◆ RECORDED DATA
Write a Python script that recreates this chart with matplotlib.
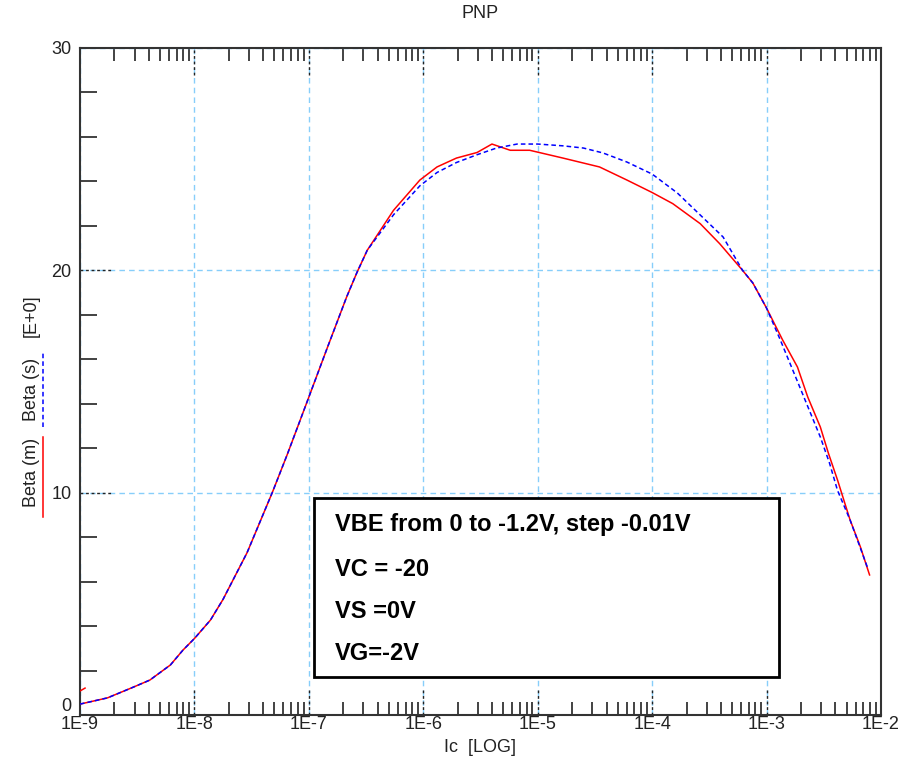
import numpy as np
import matplotlib
matplotlib.use("Agg")
import matplotlib.pyplot as plt
from matplotlib.ticker import LogLocator, MultipleLocator, FixedLocator, NullFormatter, FixedFormatter
from matplotlib.lines import Line2D
from matplotlib.patches import Rectangle
import matplotlib.transforms as mtransforms

plt.rcParams['font.family'] = ['Liberation Sans', 'DejaVu Sans']

# ---- data (log10 of Ic, Beta) ----
red_logx = [-9.00, -8.76, -8.54, -8.39, -8.21, -8.10, -8.00, -7.86, -7.75, -7.54, -7.32, -7.19,
            -7.00, -6.84, -6.67, -6.58, -6.49, -6.26, -6.03, -5.88, -5.71, -5.53, -5.40, -5.24,
            -5.07, -4.78, -4.46, -4.22, -4.00, -3.82, -3.58, -3.41, -3.21, -3.12, -3.00, -2.86,
            -2.73, -2.64, -2.53, -2.46, -2.38, -2.27, -2.18, -2.10]
red_beta = [0.49, 0.77, 1.24, 1.57, 2.25, 2.92, 3.44, 4.27, 5.20, 7.30, 10.0, 11.7,
            14.3, 16.5, 18.8, 19.9, 20.9, 22.7, 24.06, 24.65, 25.05, 25.3, 25.68, 25.4,
            25.4, 25.05, 24.65, 24.06, 23.5, 23.0, 22.1, 21.2, 20.0, 19.43, 18.3, 16.87,
            15.65, 14.3, 12.95, 11.78, 10.57, 8.77, 7.56, 6.3]
red_glitch_logx = [-9.00, -8.956]
red_glitch_beta = [1.08, 1.21]

blue_logx = [-9.00, -8.76, -8.54, -8.39, -8.21, -8.10, -8.00, -7.86, -7.75, -7.54, -7.32, -7.19,
             -7.00, -6.84, -6.67, -6.58, -6.49, -6.26, -6.03, -5.88, -5.71, -5.53, -5.36, -5.18,
             -5.00, -4.78, -4.60, -4.43, -4.22, -4.00, -3.78, -3.58, -3.38, -3.21, -3.12, -3.00,
             -2.88, -2.77, -2.65, -2.53, -2.45, -2.38, -2.27, -2.12]
blue_beta = [0.49, 0.77, 1.24, 1.57, 2.25, 2.92, 3.44, 4.27, 5.20, 7.30, 10.0, 11.7,
             14.3, 16.5, 18.8, 19.9, 20.9, 22.5, 23.8, 24.4, 24.85, 25.2, 25.5, 25.68,
             25.68, 25.6, 25.5, 25.28, 24.87, 24.33, 23.48, 22.49, 21.5, 20.0, 19.43, 18.3,
             16.87, 15.5, 14.0, 12.5, 11.33, 10.1, 8.77, 6.66]

xtick_vals = [1e-9, 1e-8, 1e-7, 1e-6, 1e-5, 1e-4, 1e-3, 1e-2]
xtick_labels = ['1E-9', '1E-8', '1E-7', '1E-6', '1E-5', '1E-4', '1E-3', '1E-2']
ytick_vals = [0, 10, 20, 30]
ytick_labels = ['0', '10', '20', '30']

info_lines = ['VBE from 0 to -1.2V, step -0.01V', 'VC = -20', 'VS =0V', 'VG=-2V']

W, H = 913, 770
fig = plt.figure(figsize=(W / 100, H / 100), dpi=100)
L, R, T, B = 80, 881, 48, 715
ax = fig.add_axes([L / W, 1 - B / H, (R - L) / W, (B - T) / H])

ax.set_xscale('log')
ax.set_xlim(1e-9, 1e-2)
ax.set_ylim(0, 30)

gridc = '#87CEFA'
ax.grid(True, which='major', color=gridc, linestyle=(0, (4, 3)), linewidth=1.0)
ax.set_axisbelow(True)

ax.plot(10 ** np.array(red_logx), red_beta, color='#FF0000', linewidth=1.1, zorder=3)
ax.plot(10 ** np.array(red_glitch_logx), red_glitch_beta, color='#FF0000', linewidth=1.1, zorder=3)
ax.plot(10 ** np.array(blue_logx), blue_beta, color='#0000FF', linewidth=1.1,
        linestyle=(0, (3, 2)), zorder=4)

# ticks
ax.xaxis.set_major_locator(FixedLocator(xtick_vals))
ax.xaxis.set_major_formatter(FixedFormatter(xtick_labels))
ax.xaxis.set_minor_locator(LogLocator(base=10, subs=np.arange(2, 10), numticks=20))
ax.xaxis.set_minor_formatter(NullFormatter())
ax.yaxis.set_major_locator(FixedLocator(ytick_vals))
# the "0" label is drawn separately (slightly raised so it clears "1E-9")
ax.yaxis.set_major_formatter(FixedFormatter([''] + ytick_labels[1:]))
ax.yaxis.set_minor_locator(MultipleLocator(2))

ax.tick_params(axis='x', which='major', length=0, labelsize=13, pad=1, colors='#222222')
ax.tick_params(axis='y', which='major', length=0, labelsize=13, pad=6, colors='#222222')
ax.tick_params(axis='x', which='minor', direction='in', length=9.5, width=1.2,
               top=True, bottom=True, color='#222222')
ax.tick_params(axis='y', which='minor', direction='in', length=12, width=1.2,
               left=True, right=False, color='#222222')

for s in ax.spines.values():
    s.set_linewidth(1.5)
    s.set_color('#333333')

tx = mtransforms.blended_transform_factory(ax.transData, ax.transAxes)
ty = mtransforms.blended_transform_factory(ax.transAxes, ax.transData)

zero_tr = ty + mtransforms.ScaledTranslation(-6 / 72, 0, fig.dpi_scale_trans)
ax.text(0, ytick_vals[0], ytick_labels[0], transform=zero_tr, ha='right', va='bottom',
        fontsize=13, color='#222222')

# short black dashed marks at major grid positions
for xv in xtick_vals[1:-1]:
    ax.plot([xv, xv], [0, 0.04], transform=tx, color='#222222', linewidth=1.0,
            linestyle=(0, (2, 2)), zorder=2, clip_on=False)
    ax.plot([xv, xv], [0.96, 1.0], transform=tx, color='#222222', linewidth=1.0,
            linestyle=(0, (2, 2)), zorder=2, clip_on=False)
for yv in ytick_vals[1:-1]:
    ax.plot([0, 0.04], [yv, yv], transform=ty, color='#222222', linewidth=1.0,
            linestyle=(0, (2, 2)), zorder=2, clip_on=False)

# info box
def fx(px):
    return px / W

def fy(py):
    return 1 - py / H

fig.patches.append(Rectangle((fx(314), fy(677)), fx(779) - fx(314), fy(498) - fy(677),
                             transform=fig.transFigure, facecolor='white',
                             edgecolor='black', linewidth=2, zorder=5))
for line, py in zip(info_lines, [525, 570, 612, 654]):
    fig.text(fx(335), fy(py), line, fontsize=17, fontweight='bold', ha='left',
             va='center', color='black', zorder=6)

# title and x label
fig.text(fx(480), fy(13), 'PNP', fontsize=13, ha='center', va='center', color='#222222')
fig.text(fx(480), fy(747), 'Ic  [LOG]', fontsize=13, ha='center', va='center', color='#222222')

# y label pieces with legend underlines
fig.text(fx(31), fy(472), 'Beta (m)', rotation=90, fontsize=13, ha='center', va='center', color='#222222')
fig.text(fx(31), fy(389), 'Beta (s)', rotation=90, fontsize=13, ha='center', va='center', color='#222222')
fig.text(fx(31), fy(316), '[E+0]', rotation=90, fontsize=13, ha='center', va='center', color='#222222')
fig.add_artist(Line2D([fx(43), fx(43)], [fy(517), fy(437)], transform=fig.transFigure,
                      color='#FF0000', linewidth=1.1))
fig.add_artist(Line2D([fx(43), fx(43)], [fy(427), fy(353)], transform=fig.transFigure,
                      color='#0000FF', linewidth=1.1, linestyle=(0, (3, 2))))

fig.savefig('out.png', dpi=100, facecolor='white')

◆ WHAT THE TASK ASKS
Restate, line by line and word for word, everything from the top of the material through the line that contains "red_glitch_beta = [1.08, 1.21]". Leave pictures out.

◆ FINISHED ANSWER
Write a Python script that recreates this chart with matplotlib.
import numpy as np
import matplotlib
matplotlib.use("Agg")
import matplotlib.pyplot as plt
from matplotlib.ticker import LogLocator, MultipleLocator, FixedLocator, NullFormatter, FixedFormatter
from matplotlib.lines import Line2D
from matplotlib.patches import Rectangle
import matplotlib.transforms as mtransforms

plt.rcParams['font.family'] = ['Liberation Sans', 'DejaVu Sans']

# ---- data (log10 of Ic, Beta) ----
red_logx = [-9.00, -8.76, -8.54, -8.39, -8.21, -8.10, -8.00, -7.86, -7.75, -7.54, -7.32, -7.19,
            -7.00, -6.84, -6.67, -6.58, -6.49, -6.26, -6.03, -5.88, -5.71, -5.53, -5.40, -5.24,
            -5.07, -4.78, -4.46, -4.22, -4.00, -3.82, -3.58, -3.41, -3.21, -3.12, -3.00, -2.86,
            -2.73, -2.64, -2.53, -2.46, -2.38, -2.27, -2.18, -2.10]
red_beta = [0.49, 0.77, 1.24, 1.57, 2.25, 2.92, 3.44, 4.27, 5.20, 7.30, 10.0, 11.7,
            14.3, 16.5, 18.8, 19.9, 20.9, 22.7, 24.06, 24.65, 25.05, 25.3, 25.68, 25.4,
            25.4, 25.05, 24.65, 24.06, 23.5, 23.0, 22.1, 21.2, 20.0, 19.43, 18.3, 16.87,
            15.65, 14.3, 12.95, 11.78, 10.57, 8.77, 7.56, 6.3]
red_glitch_logx = [-9.00, -8.956]
red_glitch_beta = [1.08, 1.21]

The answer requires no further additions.